In the vast cosmic ocean, a discovery 190 light-years away is forcing scientists to tear up the old rulebook on how planets form. An international team of astronomers has confirmed the existence of three Earth-sized planets orbiting within a binary star system known as TOI-2267, a finding that directly challenges long-held theories that such twin-star environments are too gravitationally chaotic for complex planetary systems to develop. This revelation, made possible by NASA’s TESS telescope and confirmed by a global network of ground-based observatories, opens a new chapter in the search for worlds beyond our solar system and suggests our galaxy may be far more populated with diverse planets than previously believed. The system itself is a record-breaker. TOI-2267 is what astronomers call a compact binary, meaning its two stars are locked in a tight orbital dance. This proximity creates intense gravitational forces that, according to conventional models, should rip apart the disks of dust and gas that coalesce into planets or fling any newly formed worlds into the void of interstellar space. Yet, against all odds, three rocky worlds have been found there. "Our analysis shows a unique planetary arrangement: two planets are transiting one star, and the third is transiting its companion star," explains Sebastián Zúñiga-Fernández, a researcher at the University of Liège and first author of the paper published in Astronomy & Astrophysics. "This makes TOI-2267 the first binary system known to host transiting planets around both of its stars."

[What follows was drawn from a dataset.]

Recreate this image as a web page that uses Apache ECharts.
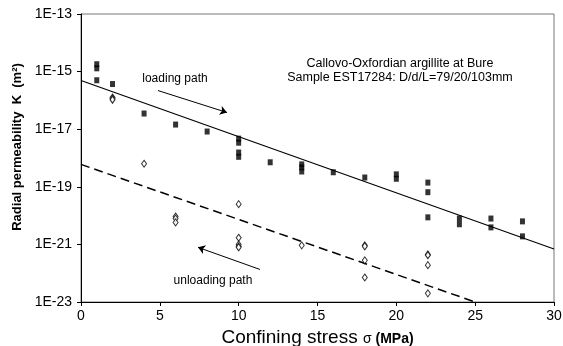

A landmark discovery for astronomy

This is not just another exoplanet discovery. It is a fundamental shift in understanding. For decades, the gravitational turmoil of binary systems was seen as a major barrier to planet formation. This discovery proves that planets can not only form in such environments but can also achieve a stable, multi-planet architecture. The significance is not lost on the researchers involved. "Our discovery breaks several records, as it is the most compact and coldest pair of stars with planets known, and it is also the first in which planets have been recorded transiting around both components," says Francisco J. Pozuelos, a co-leader of the study from the Instituto de Astrofísica de Andalucía. The initial clues came from data collected by NASA’s Transiting Exoplanet Survey Satellite (TESS). Astronomers from the University of Liège and IAA-CSIC used their custom detection software, SHERLOCK, to sift through the TESS data, identifying the tell-tale dips in starlight that hinted at planets crossing in front of, or transiting, their host stars. This potential discovery triggered a major confirmation effort using some of the world's most sensitive ground-based telescopes. The robotic SPECULOOS and TRAPPIST telescopes, designed specifically to study small planets around cool, dim stars, played a pivotal role in verifying the planets and characterizing the system.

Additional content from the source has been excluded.